What if coastal states compacted to deny fish to the heartland states, or heartland states compacted to deny wheat to the coastal states?
Wouldn't Congress want to step in and stop these practices from happening
-PJ
If you cant understand by now that the clause can be applied by the federal government to rule the compact unconstitutional then I guess no amount of explanation is going to help.
But I dont think it is going to be found to be unconstitutional...
I agree, and with what follows.
This compact doesnt impact the state legislators. It impacts the electors that they choose to send to the electoral college.
It's the word "choose" that is troublesome. With the NPV compact, the legislatures are "choosing" to let the nation-at-large "choose" for them, instead of the people of their own state. In effect, the voters of a state will still not know, after their own state's vote is counted, who won their state.
I say that it's troublesome not from a constitutional perspective, but from the idea that a state is sovereign and makes its own vote for the executive. This sovereignty is now subordinated to the votes of the largest states. Perfectly constitutional to me, but troublesome if I were a voter in that state.

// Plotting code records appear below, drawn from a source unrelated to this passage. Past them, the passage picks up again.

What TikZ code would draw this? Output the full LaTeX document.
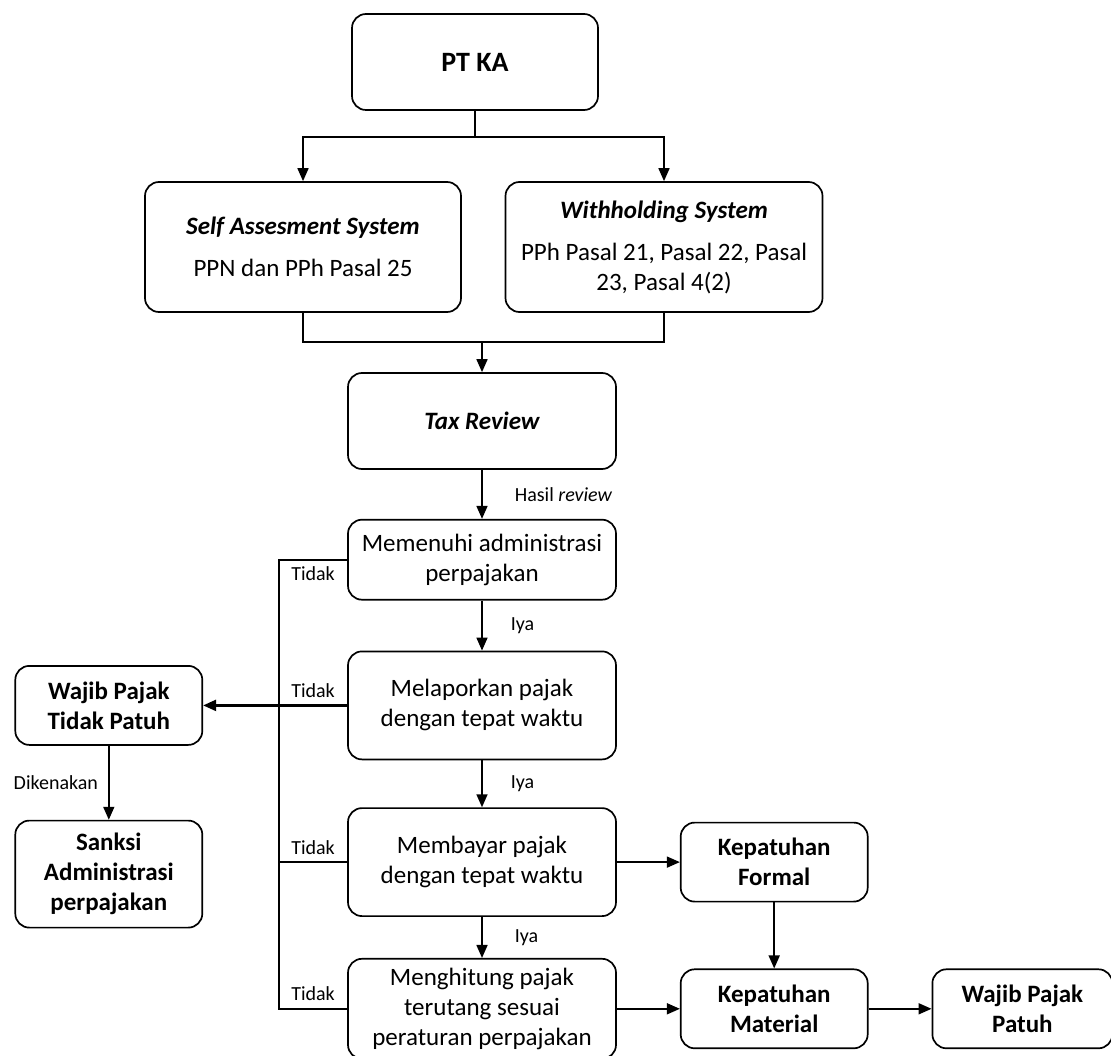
\documentclass[tikz,border=0pt]{standalone}
\usepackage{fontspec}
\setmainfont{Carlito}
\usetikzlibrary{arrows.meta,positioning}

\begin{document}
\begin{tikzpicture}[x=1pt,y=-1pt,line width=1.7pt,
    box/.style={draw, rounded corners=14pt, align=center, inner sep=3pt, minimum width=268pt, font=\fontsize{25}{30}\selectfont},
    sidebox/.style={box, minimum width=187pt, minimum height=79pt, font=\fontsize{25}{30}\selectfont\bfseries},
    arr/.style={-{Triangle[length=13pt,width=11pt]}},
    lbl/.style={font=\fontsize{20}{24}\selectfont, inner sep=2pt}]
    \useasboundingbox (0,0) rectangle (1111,1056);

    % Top
    \node[box, minimum width=246pt, minimum height=96pt, font=\fontsize{28}{32}\selectfont\bfseries] (ptka) at (475,62) {PT KA};
    \node[box, minimum width=316pt, minimum height=130pt] (self) at (303,247) {\textbf{\textit{Self Assesment System}}\\[12pt] PPN dan PPh Pasal 25};
    \node[box, minimum width=317pt, minimum height=130pt] (withhold) at (664,247) {\textbf{\textit{Withholding System}}\\[12pt] PPh Pasal 21, Pasal 22, Pasal\\ 23, Pasal 4(2)};
    \node[box, minimum height=96pt, font=\fontsize{25}{30}\selectfont\bfseries\itshape] (tax) at (482,421) {Tax Review};

    % Checks
    \node[box, minimum height=80pt, below=49pt of tax] (admin) {Memenuhi administrasi\\perpajakan};
    \node[box, minimum height=108pt, below=50pt of admin] (lapor) {Melaporkan pajak\\dengan tepat waktu};
    \node[box, minimum height=108pt, below=47pt of lapor] (bayar) {Membayar pajak\\dengan tepat waktu};
    \node[box, minimum height=100pt, below=41pt of bayar] (hitung) {Menghitung pajak\\terutang sesuai\\peraturan perpajakan};

    % Results
    \node[sidebox, left=144pt of lapor] (tidakpatuh) {Wajib Pajak\\Tidak Patuh};
    \node[sidebox, minimum height=107pt, below=74pt of tidakpatuh] (sanksi) {Sanksi\\Administrasi\\perpajakan};
    \node[sidebox, right=63pt of bayar] (formal) {Kepatuhan\\Formal};
    \node[sidebox, right=63pt of hitung] (material) {Kepatuhan\\Material};
    \node[sidebox, minimum width=180pt, right=63pt of material] (patuh) {Wajib Pajak\\Patuh};

    \coordinate (spine) at (279,0);

    % Arrows
    \draw[arr] (ptka.south) -- ++(0,26) -| (self.north);
    \draw[arr] (ptka.south) -- ++(0,26) -| (withhold.north);
    \draw (self.south) -- ++(0,29) coordinate (merge) -| (withhold.south);
    \draw[arr] (merge -| tax.north) -- (tax.north);
    \draw[arr] (tax) -- node[lbl, right=30pt] {Hasil \textit{review}} (admin);
    \draw[arr] (admin) -- node[lbl, right=26pt] {Iya} (lapor);
    \draw[arr] (lapor) -- node[lbl, right=26pt] {Iya} (bayar);
    \draw[arr] (bayar) -- node[lbl, right=30pt] {Iya} (hitung);

    \draw (admin.west) -- node[lbl, below=4pt] {Tidak} (admin.west -| spine) -- (hitung.west -| spine) -- node[lbl, above=5pt] {Tidak} (hitung.west);
    \draw (bayar.west) -- node[lbl, above=5pt] {Tidak} (bayar.west -| spine);
    \draw[arr, line width=2.4pt] (lapor.west) -- node[lbl, above=5pt] {Tidak} (lapor.west -| spine) -- (tidakpatuh.east);
    \draw[arr] (tidakpatuh) -- node[lbl, left=8pt] {Dikenakan} (sanksi);

    \draw[arr] (bayar) -- (formal);
    \draw[arr] (formal) -- (material);
    \draw[arr] (hitung) -- (material);
    \draw[arr] (material) -- (patuh);
\end{tikzpicture}
\end{document}
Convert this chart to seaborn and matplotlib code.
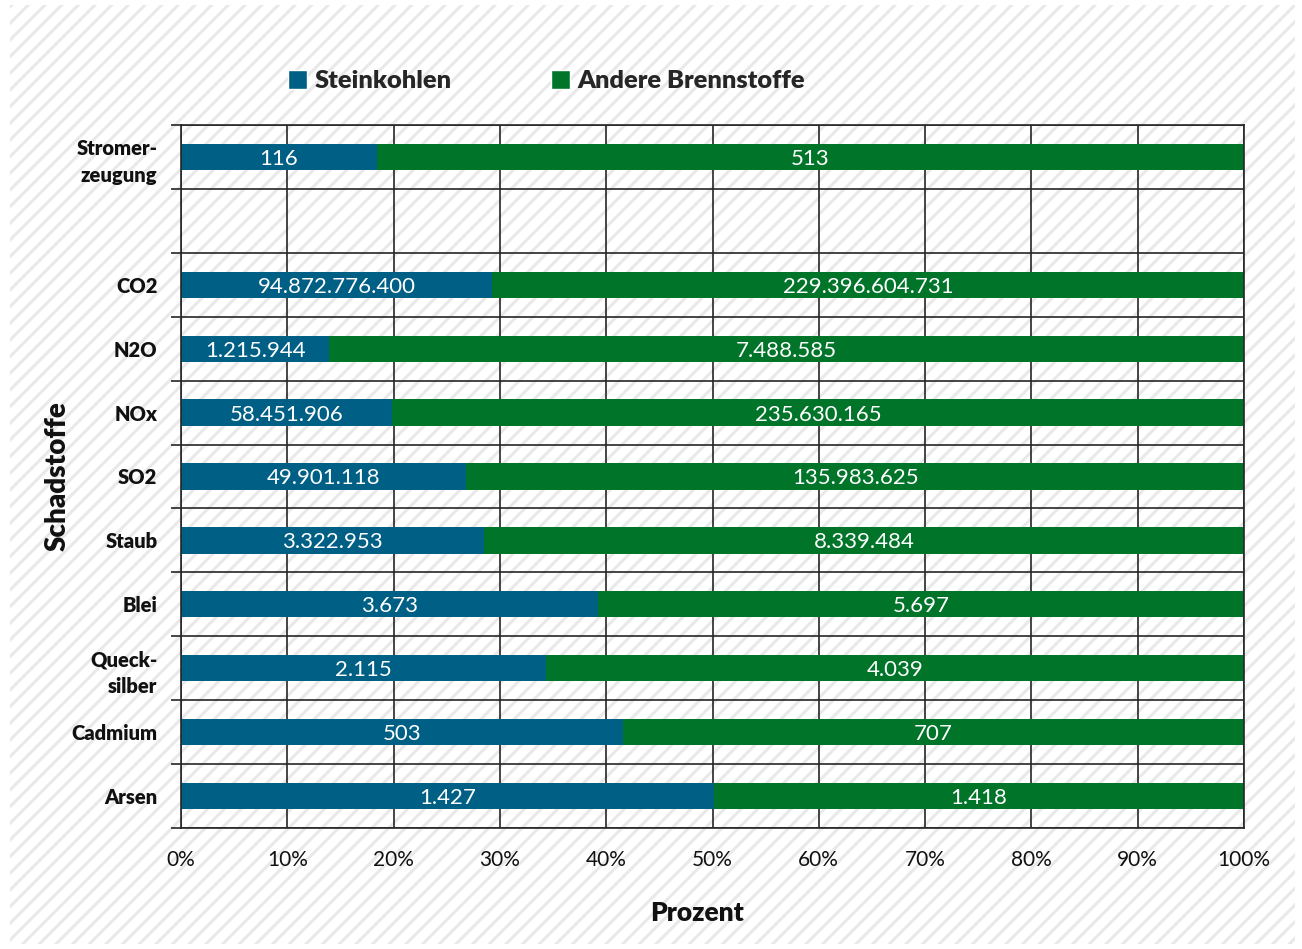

Interestingly, there is also nothing in the Constitution that says how the electors in the electoral college vote. Any of them could get there and cast a different vote than what was expected of them.
To me, this is unchanged from the current method. The NPV compact is not a simple scoring mechanism where the state's EV goes to the national popular vote winner; the actual mechanic would be that the predetermined slate associated with the candidate who wins the NPV will go to the Electoral College. At that point, it's still up to the electors to vote their way - they are not required to vote for the popular vote winner although they are assumed to want to do so.
-PJ
If we hadn't drifted so far from the original intention of federalism, this wouldn't be an issue, as there would be no votes to be suppressed.
In federalism, the states are the sovereign government entities of the people. The federal government exists to manage interstate and collective state vs foreign interests. The federal government was never meant to involve itself in the daily lives of the people; that was the role of the state legislatures and the governors.
In federalism, the people voted directly for their representatives in the House, and the state legislatures voted for their representatives in the Senate. Furthermore, the legislatures voted on how to choose electors to the Electoral College for selecting the President of the Executive branch of the federal government, since the federal government was there to serve the state governments as the state governments served the people. The people vote for their state legislators in part based on whom they support for the Senate.
The 17th amendment destroyed federalism in Congress by disconnecting the Senators from the body they represent, that is, the states. There was a symmetry to the people voting for state legislators and federal representatives, and then state legislators in turn vote for Senators. Congress then represents the interests of the people via the House, and the interests of the states via the Senate.
The National Popular Vote movement is an attempt to destroy federalism in the Executive, by bypassing the sovereignty of states and subordinating their unique votes to the will of the population-at-large.
The people were never intended to vote directly for the President, as the President was there to resolve interstate disputes and represent foreign policy collectively for the states. Today, federalism is upside-down. The Senate represents the federal parties first, and the states last. The President serves narrow special-interest groups of the people first, and the states last.
The National Popular Vote movement is a power play by special interests of people to take the selection of the President away from the states and give it to the powerful few, using the ruse of "one person, one vote" as the lure.